§ Recorded data
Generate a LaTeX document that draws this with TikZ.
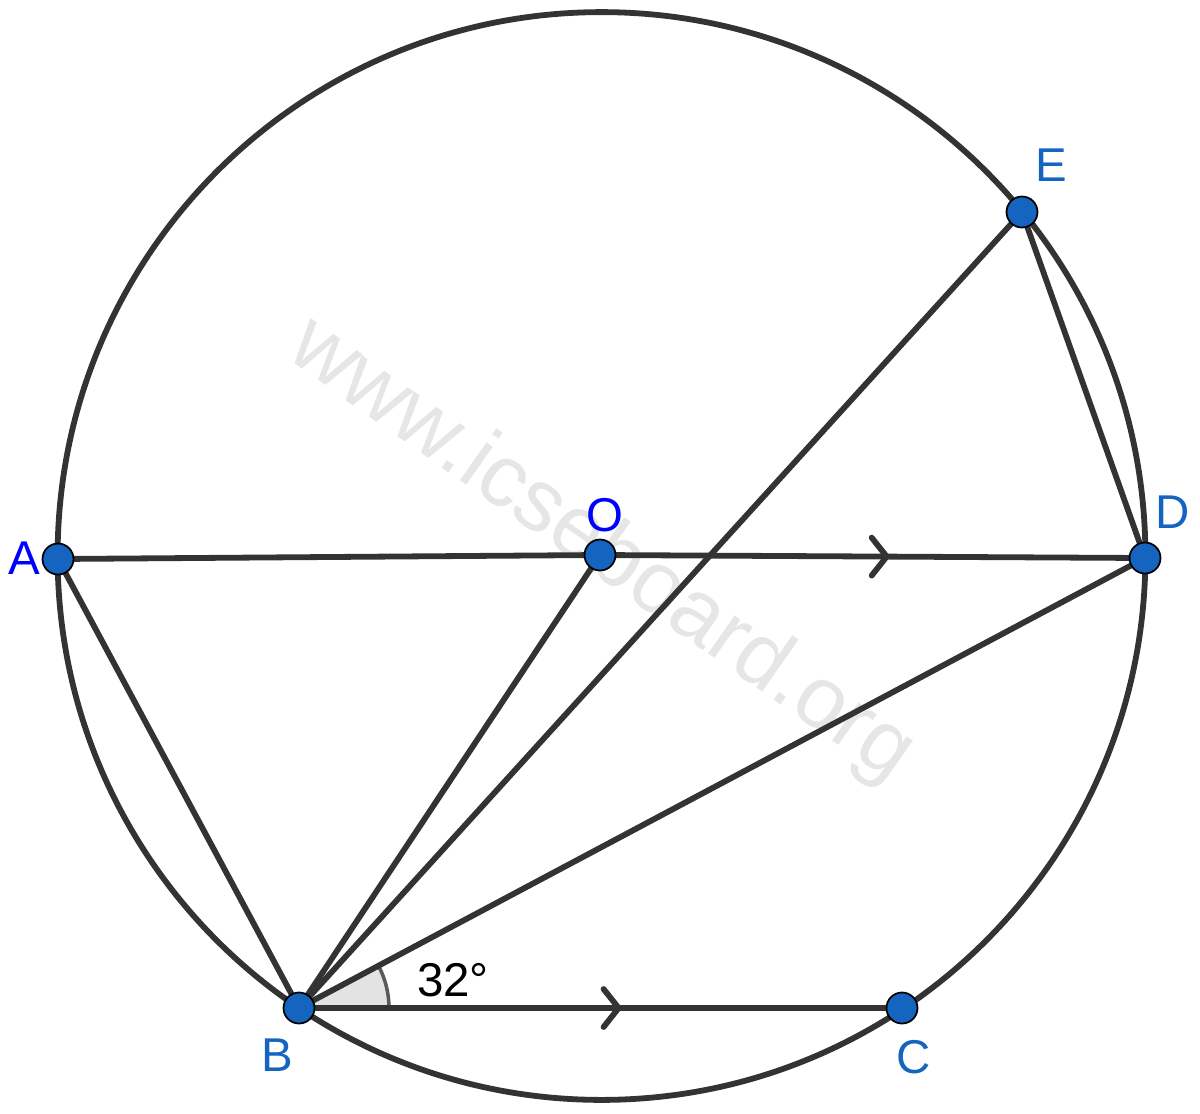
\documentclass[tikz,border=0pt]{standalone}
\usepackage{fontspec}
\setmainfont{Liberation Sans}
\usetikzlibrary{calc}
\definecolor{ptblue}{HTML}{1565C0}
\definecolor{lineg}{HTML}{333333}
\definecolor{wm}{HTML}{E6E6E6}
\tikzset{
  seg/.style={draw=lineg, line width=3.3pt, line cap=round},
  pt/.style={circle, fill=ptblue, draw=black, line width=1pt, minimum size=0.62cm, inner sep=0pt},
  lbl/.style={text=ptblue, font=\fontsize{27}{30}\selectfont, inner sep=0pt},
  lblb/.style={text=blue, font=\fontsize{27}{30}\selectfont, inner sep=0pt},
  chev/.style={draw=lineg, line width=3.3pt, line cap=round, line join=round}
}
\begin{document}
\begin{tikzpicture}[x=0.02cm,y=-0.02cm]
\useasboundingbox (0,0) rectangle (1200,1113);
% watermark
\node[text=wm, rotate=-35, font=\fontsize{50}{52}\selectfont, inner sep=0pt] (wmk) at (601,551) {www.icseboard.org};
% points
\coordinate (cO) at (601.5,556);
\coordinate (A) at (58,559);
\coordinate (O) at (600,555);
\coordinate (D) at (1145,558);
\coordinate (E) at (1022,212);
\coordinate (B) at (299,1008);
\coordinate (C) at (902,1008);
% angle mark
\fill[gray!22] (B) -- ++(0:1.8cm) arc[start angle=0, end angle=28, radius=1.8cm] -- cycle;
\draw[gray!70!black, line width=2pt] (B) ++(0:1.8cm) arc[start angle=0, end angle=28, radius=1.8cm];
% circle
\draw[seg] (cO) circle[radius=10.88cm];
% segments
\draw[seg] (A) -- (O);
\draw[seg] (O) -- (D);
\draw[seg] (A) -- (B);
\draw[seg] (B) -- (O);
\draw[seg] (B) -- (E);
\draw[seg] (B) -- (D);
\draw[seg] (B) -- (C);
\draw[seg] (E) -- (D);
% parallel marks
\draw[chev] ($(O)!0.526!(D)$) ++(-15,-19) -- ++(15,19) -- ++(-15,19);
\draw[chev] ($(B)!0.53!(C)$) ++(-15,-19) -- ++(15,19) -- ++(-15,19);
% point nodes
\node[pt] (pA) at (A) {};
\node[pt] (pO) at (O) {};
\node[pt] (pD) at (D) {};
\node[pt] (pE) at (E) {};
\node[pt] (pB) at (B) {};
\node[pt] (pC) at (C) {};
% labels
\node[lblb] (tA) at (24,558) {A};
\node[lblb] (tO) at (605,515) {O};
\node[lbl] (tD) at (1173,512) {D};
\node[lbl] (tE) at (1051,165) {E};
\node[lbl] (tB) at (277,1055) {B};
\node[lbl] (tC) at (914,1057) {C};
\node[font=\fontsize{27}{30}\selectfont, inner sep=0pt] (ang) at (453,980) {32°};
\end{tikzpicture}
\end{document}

§ Objective
Extract the full listing above verbatim; pictures are to be left out of the copy.

§ Complete output
Generate a LaTeX document that draws this with TikZ.
\documentclass[tikz,border=0pt]{standalone}
\usepackage{fontspec}
\setmainfont{Liberation Sans}
\usetikzlibrary{calc}
\definecolor{ptblue}{HTML}{1565C0}
\definecolor{lineg}{HTML}{333333}
\definecolor{wm}{HTML}{E6E6E6}
\tikzset{
  seg/.style={draw=lineg, line width=3.3pt, line cap=round},
  pt/.style={circle, fill=ptblue, draw=black, line width=1pt, minimum size=0.62cm, inner sep=0pt},
  lbl/.style={text=ptblue, font=\fontsize{27}{30}\selectfont, inner sep=0pt},
  lblb/.style={text=blue, font=\fontsize{27}{30}\selectfont, inner sep=0pt},
  chev/.style={draw=lineg, line width=3.3pt, line cap=round, line join=round}
}
\begin{document}
\begin{tikzpicture}[x=0.02cm,y=-0.02cm]
\useasboundingbox (0,0) rectangle (1200,1113);
% watermark
\node[text=wm, rotate=-35, font=\fontsize{50}{52}\selectfont, inner sep=0pt] (wmk) at (601,551) {www.icseboard.org};
% points
\coordinate (cO) at (601.5,556);
\coordinate (A) at (58,559);
\coordinate (O) at (600,555);
\coordinate (D) at (1145,558);
\coordinate (E) at (1022,212);
\coordinate (B) at (299,1008);
\coordinate (C) at (902,1008);
% angle mark
\fill[gray!22] (B) -- ++(0:1.8cm) arc[start angle=0, end angle=28, radius=1.8cm] -- cycle;
\draw[gray!70!black, line width=2pt] (B) ++(0:1.8cm) arc[start angle=0, end angle=28, radius=1.8cm];
% circle
\draw[seg] (cO) circle[radius=10.88cm];
% segments
\draw[seg] (A) -- (O);
\draw[seg] (O) -- (D);
\draw[seg] (A) -- (B);
\draw[seg] (B) -- (O);
\draw[seg] (B) -- (E);
\draw[seg] (B) -- (D);
\draw[seg] (B) -- (C);
\draw[seg] (E) -- (D);
% parallel marks
\draw[chev] ($(O)!0.526!(D)$) ++(-15,-19) -- ++(15,19) -- ++(-15,19);
\draw[chev] ($(B)!0.53!(C)$) ++(-15,-19) -- ++(15,19) -- ++(-15,19);
% point nodes
\node[pt] (pA) at (A) {};
\node[pt] (pO) at (O) {};
\node[pt] (pD) at (D) {};
\node[pt] (pE) at (E) {};
\node[pt] (pB) at (B) {};
\node[pt] (pC) at (C) {};
% labels
\node[lblb] (tA) at (24,558) {A};
\node[lblb] (tO) at (605,515) {O};
\node[lbl] (tD) at (1173,512) {D};
\node[lbl] (tE) at (1051,165) {E};
\node[lbl] (tB) at (277,1055) {B};
\node[lbl] (tC) at (914,1057) {C};
\node[font=\fontsize{27}{30}\selectfont, inner sep=0pt] (ang) at (453,980) {32°};
\end{tikzpicture}
\end{document}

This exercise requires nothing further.